Message started by fgcsk on Oct 6^th, 2014, 11:50pm

Title: fixed time step in Verilog-A?
Post by fgcsk on Oct 6^th, 2014, 11:50pm

Is there any way to have a fixed time step in Verilog-A?
I know $bound_step can limit the time step to a certain amount, but it does not guarantee the time step is fixed if I understand correctly.

Actually I just want to implement something like this:
Y = Y + dYdt*timestep

I know Y=idt(dYdt, 0) can do it, but at some events I also need to directly modify Y, and idt() is an analog operator that is not allowed to do so.
Any suggestions?

Title: Re: fixed time step in Verilog-A?
Post by Geoffrey_Coram on Nov 13^th, 2014, 10:22am

There is a reset argument to idt() that allows you to set the output to zero; can you use that?
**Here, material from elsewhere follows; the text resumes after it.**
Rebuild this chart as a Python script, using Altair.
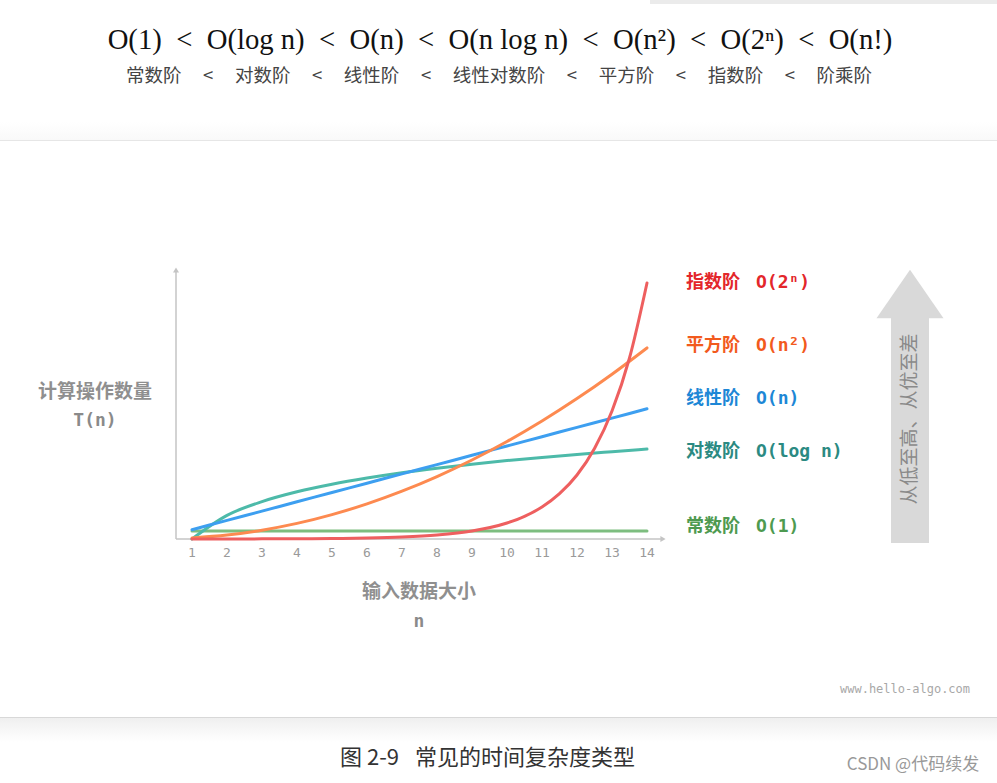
import altair as alt
import pandas as pd

# ---------------- data ----------------
n_vals = [1, 2, 3, 4, 5, 6, 7, 8, 9, 10, 11, 12, 13, 14]
const_vals = [8, 8, 8, 8, 8, 8, 8, 8, 8, 8, 8, 8, 8, 8]
log_vals = [0, 23.6, 37.4, 47.2, 54.8, 61.0, 66.3, 70.8, 74.8, 78.4, 81.6, 84.6, 87.3, 89.9]
linear_vals = [9.3, 18.6, 27.9, 37.2, 46.5, 55.8, 65.1, 74.4, 83.7, 93.0, 102.3, 111.6, 120.9, 130.2]
quad_vals = [1.0, 3.9, 8.8, 15.6, 24.4, 35.1, 47.8, 62.4, 79.0, 97.5, 118.0, 140.4, 164.8, 191.1]
exp_n = [1, 2, 3, 4, 5, 6, 7, 8, 9, 10, 10.5, 11, 11.5, 12, 12.5, 13, 13.5, 14]
exp_vals = [0.03, 0.06, 0.13, 0.25, 0.5, 1, 2, 4, 8, 16, 22.6, 32, 45.3, 64, 90.5, 128, 181, 256]

series_names = ["常数阶", "对数阶", "线性阶", "平方阶", "指数阶"]
series_formulas = ["O(1)", "O(log n)", "O(n)", "O(n²)", "O(2ⁿ)"]
line_colors = ["#7dbd7f", "#4dbaa9", "#3d9ff0", "#fd8a50", "#ee5f5f"]
label_colors = ["#4e9a50", "#2b8a82", "#1d87d6", "#f25a1d", "#e3262b"]
label_ypx = [527, 452, 399, 346, 283]

formula_line = "O(1)\u2002<\u2002O(log n)\u2002<\u2002O(n)\u2002<\u2002O(n log n)\u2002<\u2002O(n²)\u2002<\u2002O(2ⁿ)\u2002<\u2002O(n!)"
sep = "\u2006\u2003<\u2003\u2006"
order_line = sep.join(["常数阶", "对数阶", "线性阶", "线性对数阶", "平方阶", "指数阶", "阶乘阶"])

# ---------------- layout ----------------
OX, OY = 192, 268          # plot origin in page pixels
PW, PH = 455, 271          # plot area
W, H = 997, 783

one = pd.DataFrame({"k": [0]})
xscale = alt.Scale(domain=[1, 14], nice=False, zero=False)
yscale = alt.Scale(domain=[0, 271], nice=False, zero=False)

CJK = "Noto Sans CJK SC"
MONO = "DejaVu Sans Mono"


def txt(s, x, y, size, color, font=CJK, weight="normal", align="center", angle=0, style="normal"):
    return alt.Chart(one).mark_text(
        text=s, fontSize=size, color=color, font=font, fontWeight=weight,
        align=align, baseline="middle", angle=angle, fontStyle=style
    ).encode(x=alt.value(x - OX), y=alt.value(y - OY))


def rect(x1, x2, y1, y2, color):
    return alt.Chart(one).mark_rect(color=color, opacity=1).encode(
        x=alt.value(x1 - OX), x2=alt.value(x2 - OX),
        y=alt.value(y1 - OY), y2=alt.value(y2 - OY))


def grad_rect(x1, x2, y1, y2, c1, c2):
    g = alt.Gradient(gradient="linear",
                     stops=[alt.GradientStop(color=c1, offset=0),
                            alt.GradientStop(color=c2, offset=1)],
                     x1=0, x2=0, y1=0, y2=1)
    return alt.Chart(one).mark_rect(color=g, opacity=1).encode(
        x=alt.value(x1 - OX), x2=alt.value(x2 - OX),
        y=alt.value(y1 - OY), y2=alt.value(y2 - OY))


def hline(x1, x2, y, color, w=1):
    return alt.Chart(one).mark_rule(color=color, strokeWidth=w).encode(
        x=alt.value(x1 - OX), x2=alt.value(x2 - OX), y=alt.value(y - OY))


def vline(x, y1, y2, color, w=1):
    return alt.Chart(one).mark_rule(color=color, strokeWidth=w).encode(
        x=alt.value(x - OX), y=alt.value(y1 - OY), y2=alt.value(y2 - OY))


layers = []

# page decorations
layers.append(rect(650, 997, 0, 4, "#ebebeb"))
layers.append(grad_rect(0, 997, 122, 140, "#ffffff", "#f9f9f9"))
layers.append(hline(0, 997, 140.5, "#e6e6e6"))
layers.append(hline(0, 997, 717.5, "#d8d8d8"))
layers.append(grad_rect(0, 997, 718, 742, "#efefef", "#ffffff"))

# formula header
layers.append(txt(formula_line, 500, 40, 28.7, "#111111", font="Liberation Serif"))
layers.append(txt(order_line, 499, 76, 18.5, "#444444"))

# axes
axis_c = "#c4c4c4"
layers.append(hline(176, 661, 539, axis_c, 1.5))
layers.append(vline(176, 539, 272, axis_c, 1.5))
layers.append(alt.Chart(one).mark_point(shape="triangle-right", size=36, filled=True,
                                        color=axis_c, opacity=1)
              .encode(x=alt.value(663 - OX), y=alt.value(539 - OY)))
layers.append(alt.Chart(one).mark_point(shape="triangle-up", size=36, filled=True,
                                        color=axis_c, opacity=1)
              .encode(x=alt.value(176 - OX), y=alt.value(270 - OY)))

# tick labels
ticks = pd.DataFrame({"n": n_vals})
layers.append(alt.Chart(ticks).mark_text(font=MONO, fontSize=13, color="#9a9a9a",
                                         baseline="middle")
              .encode(x=alt.X("n:Q", scale=xscale, axis=None),
                      y=alt.value(553 - OY), text=alt.Text("n:Q", format="d")))

# axis titles
layers.append(txt("计算操作数量", 95, 392, 19, "#8f8f8f", weight="bold"))
layers.append(txt("T(n)", 95, 421, 18, "#8a8a8a", font=MONO, weight="bold"))
layers.append(txt("输入数据大小", 419, 592, 19, "#8f8f8f", weight="bold"))
layers.append(txt("n", 419, 622, 18, "#8a8a8a", font=MONO, weight="bold"))

# curves
series_data = [
    (n_vals, const_vals),
    (n_vals, log_vals),
    (n_vals, linear_vals),
    (n_vals, quad_vals),
    (exp_n, exp_vals),
]
for (xs, ys), col in zip(series_data, line_colors):
    df = pd.DataFrame({"n": xs, "v": ys})
    layers.append(alt.Chart(df).mark_line(color=col, strokeWidth=3, strokeCap="round",
                                          interpolate="monotone")
                  .encode(x=alt.X("n:Q", scale=xscale, axis=None),
                          y=alt.Y("v:Q", scale=yscale, axis=None)))

# series labels
for name, f, col, ypx in zip(series_names, series_formulas, label_colors, label_ypx):
    layers.append(txt(name, 686, ypx, 18, col, weight="bold", align="left"))
    layers.append(txt(f, 756, ypx, 18, col, font=MONO, weight="bold", align="left"))

# big arrow
arrow_c = "#d9d9d9"
layers.append(rect(891, 929, 317, 543, arrow_c))
layers.append(alt.Chart(one).mark_point(shape="M-1,0.727L0,-0.727L1,0.727Z", size=4489,
                                        filled=True, color=arrow_c, opacity=1, strokeWidth=0)
              .encode(x=alt.value(910 - OX), y=alt.value(294 - OY)))
layers.append(txt("从低至高、从优至差", 910, 419, 19, "#8a8a8a", angle=270))

# watermarks / caption
layers.append(txt("www.hello-algo.com", 905, 689, 12, "#a8a8a8", font=MONO))
layers.append(txt("图 2-9", 340, 758, 22, "#333333", align="left"))
layers.append(txt("常见的时间复杂度类型", 415, 758, 22, "#333333", align="left"))
layers.append(txt("CSDN @代码续发", 913, 765, 17, "#999999"))

chart = alt.layer(*layers).properties(
    width=PW, height=PH,
    padding={"left": OX, "top": OY, "right": W - OX - PW, "bottom": H - OY - PH},
    autosize=alt.AutoSizeParams(type="none"),
    background="white",
).configure_view(strokeWidth=0)

chart.save("out.html", embed_options={"renderer": "svg", "actions": False})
What you're asking for is a little tricky; what happens when the simulator fails to converge at a timepoint (due to nonlinearities in other parts of the circuit) and backs up to take a smaller time step? Will it know how to back out the direct modifications you made to Y ?

Title: Re: fixed time step in Verilog-A?
Post by fgcsk on Nov 22^nd, 2014, 11:54pm

Thanks for explaining why there is no fixed time step.
The reset argument of idt cannot help, and I've already come up with a way to solve this problem, which is to separate the total Y into two variables.
One is the idt(), and the other one is the modification.